### Task inputs
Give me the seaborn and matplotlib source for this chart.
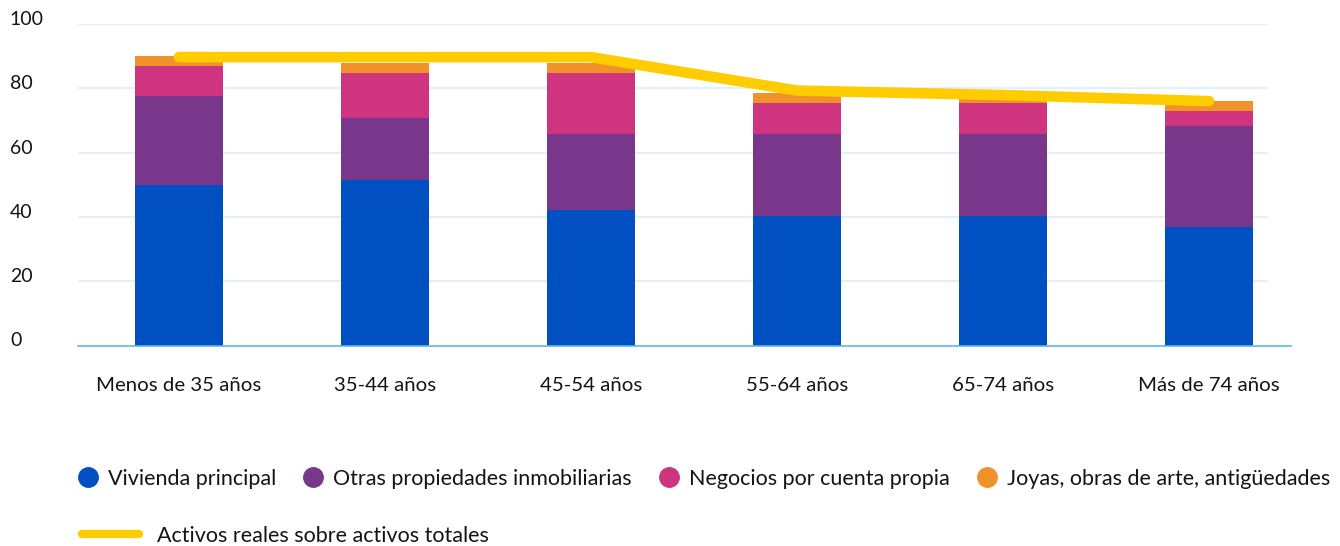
import numpy as np
import pandas as pd
import matplotlib
matplotlib.use("Agg")
import matplotlib.pyplot as plt
from matplotlib.lines import Line2D
from matplotlib.transforms import ScaledTranslation
import seaborn as sns

# ---- data ----
categories = ["Menos de 35 años", "35-44 años", "45-54 años",
              "55-64 años", "65-74 años", "Más de 74 años"]
vivienda = [49.9, 51.5, 42.1, 40.4, 40.4, 37.0]
otras = [27.6, 19.2, 23.6, 25.3, 25.3, 31.2]
negocios = [9.4, 14.0, 19.0, 9.7, 9.7, 4.7]
joyas = [3.1, 3.2, 3.2, 3.1, 1.5, 3.1]
activos = [89.7, 89.7, 89.7, 79.3, 77.9, 76.0]
yticks = [0, 20, 40, 60, 80, 100]

series_names = ["Vivienda principal", "Otras propiedades inmobiliarias",
                "Negocios por cuenta propia", "Joyas, obras de arte, antigüedades"]
line_name = "Activos reales sobre activos totales"
colors = ["#0050C1", "#78378B", "#CF3480", "#F0922A"]
line_color = "#FFCC00"

sns.set_theme(style="white")
plt.rcParams["font.family"] = ["Lato", "DejaVu Sans"]
TEXT = "#141414"

fig = plt.figure(figsize=(13.4, 5.46), dpi=100)
ax = fig.add_axes([78 / 1340, 1 - 345.5 / 546, (1291 - 78) / 1340, (345.5 - 24) / 546])

layers = [vivienda, otras, negocios, joyas]
cum = np.cumsum(np.array(layers, dtype=float), axis=0)
df = pd.DataFrame({"cat": categories})
for i in range(len(layers) - 1, -1, -1):
    df["v"] = cum[i]
    sns.barplot(data=df, x="cat", y="v", color=colors[i], width=0.427,
                saturation=1, linewidth=0, ax=ax, zorder=2)

sns.lineplot(x=np.arange(len(categories)), y=activos, color=line_color,
             linewidth=7.6, ax=ax, zorder=4, sort=False)
for ln in ax.lines:
    ln.set_solid_capstyle("round")
    ln.set_solid_joinstyle("miter")

ax.set_xlim(-0.49, 5.398)
ax.set_ylim(0, 100)
ax.set_xlabel("")
ax.set_ylabel("")

for y in yticks[1:]:
    ax.axhline(y, xmin=0, xmax=0.98, color="#DDEFFB", lw=1.3, zorder=1)

for s in ["top", "right", "left"]:
    ax.spines[s].set_visible(False)
ax.spines["bottom"].set_color("#5BB8F0")
ax.spines["bottom"].set_linewidth(1.2)
ax.spines["bottom"].set_zorder(3)

ax.set_yticks(yticks)
ax.set_yticklabels([str(v) for v in yticks])
ax.tick_params(axis="y", length=0, pad=49, labelsize=14, labelcolor=TEXT)
ax.tick_params(axis="x", length=0, pad=23, labelsize=14.7, labelcolor=TEXT)
off = ScaledTranslation(0, 6 / 100, fig.dpi_scale_trans)
for t in ax.yaxis.get_major_ticks():
    t.label1.set_ha("left")
    t.label1.set_transform(t.label1.get_transform() + off)

# legends
handles = [Line2D([0], [0], marker="o", linestyle="none", markersize=14,
                  markerfacecolor=c, markeredgecolor=c) for c in colors]
leg1 = fig.legend(handles, series_names, loc="center left",
                  bbox_to_anchor=(77 / 1340, (546 - 479) / 546), ncol=4,
                  frameon=False, fontsize=15.5, handlelength=1.0, handletextpad=0.43,
                  columnspacing=1.22, borderpad=0, borderaxespad=0, labelcolor=TEXT)
lh = Line2D([0], [0], color=line_color, linewidth=6, solid_capstyle="round")
leg2 = fig.legend([lh], [line_name], loc="center left",
                  bbox_to_anchor=(82 / 1340, (546 - 536) / 546),
                  frameon=False, fontsize=15.5, handlelength=2.65, handletextpad=0.84,
                  borderpad=0, borderaxespad=0, labelcolor=TEXT)

fig.savefig("out.png", dpi=100)
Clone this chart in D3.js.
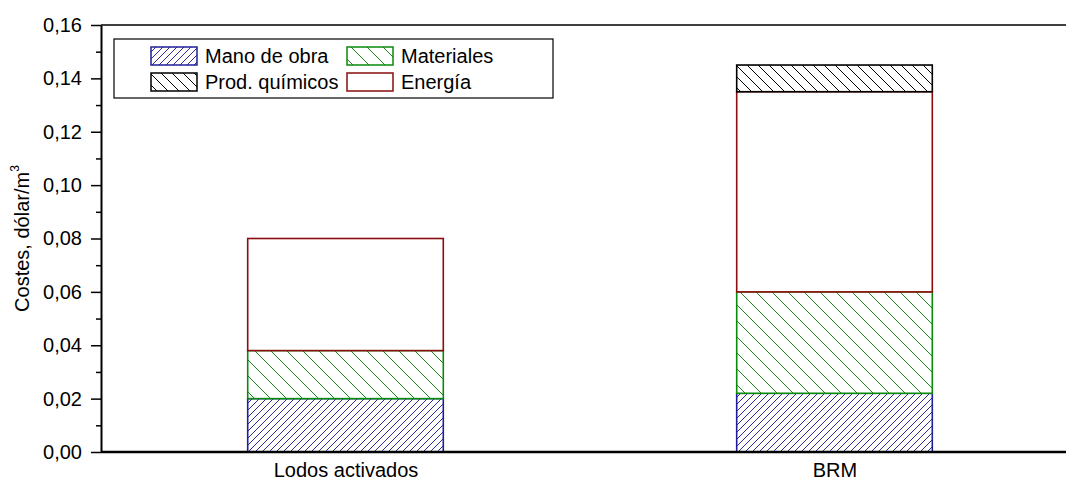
<!DOCTYPE html>
<html>
<head>
<meta charset="utf-8">
<script src="https://cdn.jsdelivr.net/npm/d3@7"></script>
<style>
  html, body { margin: 0; padding: 0; background: #fff; }
  svg { display: block; font-family: "Liberation Sans", Arial, sans-serif; }
</style>
</head>
<body>
<svg id="chart" width="1066" height="481"></svg>
<script>
// Wastewater treatment cost breakdown (USD per m3)
const categories = ["Lodos activados", "BRM"];
const seriesNames = ["Mano de obra", "Materiales", "Prod. químicos", "Energía"];
const manoDeObra   = [0.020, 0.022];
const materiales   = [0.018, 0.038];
const prodQuimicos = [0.000, 0.010];
const energia      = [0.042, 0.075];
const yTicks = [0, 0.02, 0.04, 0.06, 0.08, 0.10, 0.12, 0.14, 0.16];

// Stack order from the bottom up
const stackOrder = ["Mano de obra", "Materiales", "Energía", "Prod. químicos"];
const seriesValues = {
  "Mano de obra": manoDeObra,
  "Materiales": materiales,
  "Prod. químicos": prodQuimicos,
  "Energía": energia
};
const rows = categories.map((c, i) => {
  const r = { cat: c };
  seriesNames.forEach(s => r[s] = seriesValues[s][i]);
  return r;
});

const svg = d3.select("#chart");
const W = 1066;
const margin = { left: 101, top: 25, bottom: 452, right: 1079 };

const x = d3.scalePoint().domain(categories).range([margin.left, margin.right]).padding(0.5);
const barW = x.step() * 0.4;
const y = d3.scaleLinear().domain([0, 0.16]).range([margin.bottom, margin.top]);

// Hatch patterns
const defs = svg.append("defs");
function hatch(id, color, spacing, dir) {
  const p = defs.append("pattern")
    .attr("id", id)
    .attr("patternUnits", "userSpaceOnUse")
    .attr("width", spacing).attr("height", spacing);
  p.append("rect").attr("width", spacing).attr("height", spacing).attr("fill", "#fff");
  const s = spacing;
  const d = dir > 0
    ? `M0,${s} L${s},0 M${-s},${s} L0,0 M${s},${2*s} L${2*s},${s}`
    : `M0,0 L${s},${s} M${-s},0 L0,${s} M${s},0 L${2*s},${s}`;
  p.append("path").attr("d", d).attr("stroke", color).attr("stroke-width", 1).attr("fill", "none");
}
hatch("h-mano", "#2b2b9c", 7, 1);
hatch("h-mat", "#118a11", 16, -1);
hatch("h-quim", "#000", 11, -1);

const style = {
  "Mano de obra": { fill: "url(#h-mano)", stroke: "#1f1f99" },
  "Materiales":   { fill: "url(#h-mat)",  stroke: "#0a8a0a" },
  "Prod. químicos": { fill: "url(#h-quim)", stroke: "#000" },
  "Energía":      { fill: "#fff",          stroke: "#8b0d0d" }
};

const stacked = d3.stack().keys(stackOrder)(rows);

const gBars = svg.append("g");
stacked.forEach(layer => {
  gBars.selectAll(null)
    .data(layer.filter(d => d[1] - d[0] > 0))
    .join("rect")
    .attr("x", d => x(d.data.cat) - barW / 2)
    .attr("width", barW)
    .attr("y", d => y(d[1]))
    .attr("height", d => y(d[0]) - y(d[1]))
    .attr("fill", style[layer.key].fill)
    .attr("stroke", style[layer.key].stroke)
    .attr("stroke-width", 1.6);
});

// Y axis with major and minor ticks
const fmt = v => d3.format(".2f")(v).replace(".", ",");
const minor = d3.range(0.01, 0.16, 0.02);
svg.append("g")
  .attr("transform", `translate(${margin.left},0)`)
  .call(d3.axisLeft(y).tickValues(minor).tickSize(5).tickFormat(""))
  .call(g => g.select(".domain").remove())
  .call(g => g.selectAll("line").attr("stroke", "#000").attr("stroke-width", 1.5));
const yAx = svg.append("g")
  .attr("transform", `translate(${margin.left},0)`)
  .call(d3.axisLeft(y).tickValues(yTicks).tickSize(10).tickSizeOuter(0).tickPadding(9).tickFormat(fmt));
yAx.select(".domain").attr("stroke", "#000").attr("stroke-width", 2);
yAx.selectAll(".tick line").attr("stroke", "#000").attr("stroke-width", 1.5);
yAx.selectAll("text").attr("font-size", 20).attr("fill", "#000")
  .attr("font-family", "'Liberation Sans', Arial, sans-serif");

// Bottom axis
const xAx = svg.append("g")
  .attr("transform", `translate(0,${margin.bottom})`)
  .call(d3.axisBottom(x).tickSize(0).tickPadding(11));
xAx.select(".domain").attr("d", `M${margin.left},0H${W}`).attr("stroke", "#000").attr("stroke-width", 2.5);
xAx.selectAll("text").attr("font-size", 20).attr("fill", "#000")
  .attr("font-family", "'Liberation Sans', Arial, sans-serif");

// Top frame line
svg.append("line")
  .attr("x1", margin.left).attr("x2", W)
  .attr("y1", y(0.16)).attr("y2", y(0.16))
  .attr("stroke", "#000").attr("stroke-width", 1.5);

// Y axis title
const yt = svg.append("text")
  .attr("transform", `translate(29,${(margin.top + margin.bottom) / 2}) rotate(-90)`)
  .attr("text-anchor", "middle")
  .attr("font-size", 20)
  .attr("fill", "#000");
yt.append("tspan").text("Costes, dólar/m");
yt.append("tspan").attr("font-size", 12).attr("dy", -10).text("3");

// Legend
const leg = svg.append("g");
leg.append("rect")
  .attr("x", 114).attr("y", 39).attr("width", 439).attr("height", 59)
  .attr("fill", "#fff").attr("stroke", "#000").attr("stroke-width", 1.2);
const legendLayout = [
  { name: "Mano de obra", col: 0, row: 0 },
  { name: "Materiales", col: 1, row: 0 },
  { name: "Prod. químicos", col: 0, row: 1 },
  { name: "Energía", col: 1, row: 1 }
];
const colX = [151, 347];
const rowY = [47, 73];
legendLayout.forEach(l => {
  leg.append("rect")
    .attr("x", colX[l.col]).attr("y", rowY[l.row])
    .attr("width", 46).attr("height", 18)
    .attr("fill", style[l.name].fill)
    .attr("stroke", style[l.name].stroke)
    .attr("stroke-width", 1.5);
  leg.append("text")
    .attr("x", colX[l.col] + 54).attr("y", rowY[l.row] + 9)
    .attr("dy", "0.36em")
    .attr("font-size", 20).attr("fill", "#000")
    .text(l.name);
});
</script>
</body>
</html>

### Given instruction
Please repeat exactly the data above from its first line to the line that contains "import seaborn as sns", inclusive, and leave every picture out.

### Response to this task
Give me the seaborn and matplotlib source for this chart.
import numpy as np
import pandas as pd
import matplotlib
matplotlib.use("Agg")
import matplotlib.pyplot as plt
from matplotlib.lines import Line2D
from matplotlib.transforms import ScaledTranslation
import seaborn as sns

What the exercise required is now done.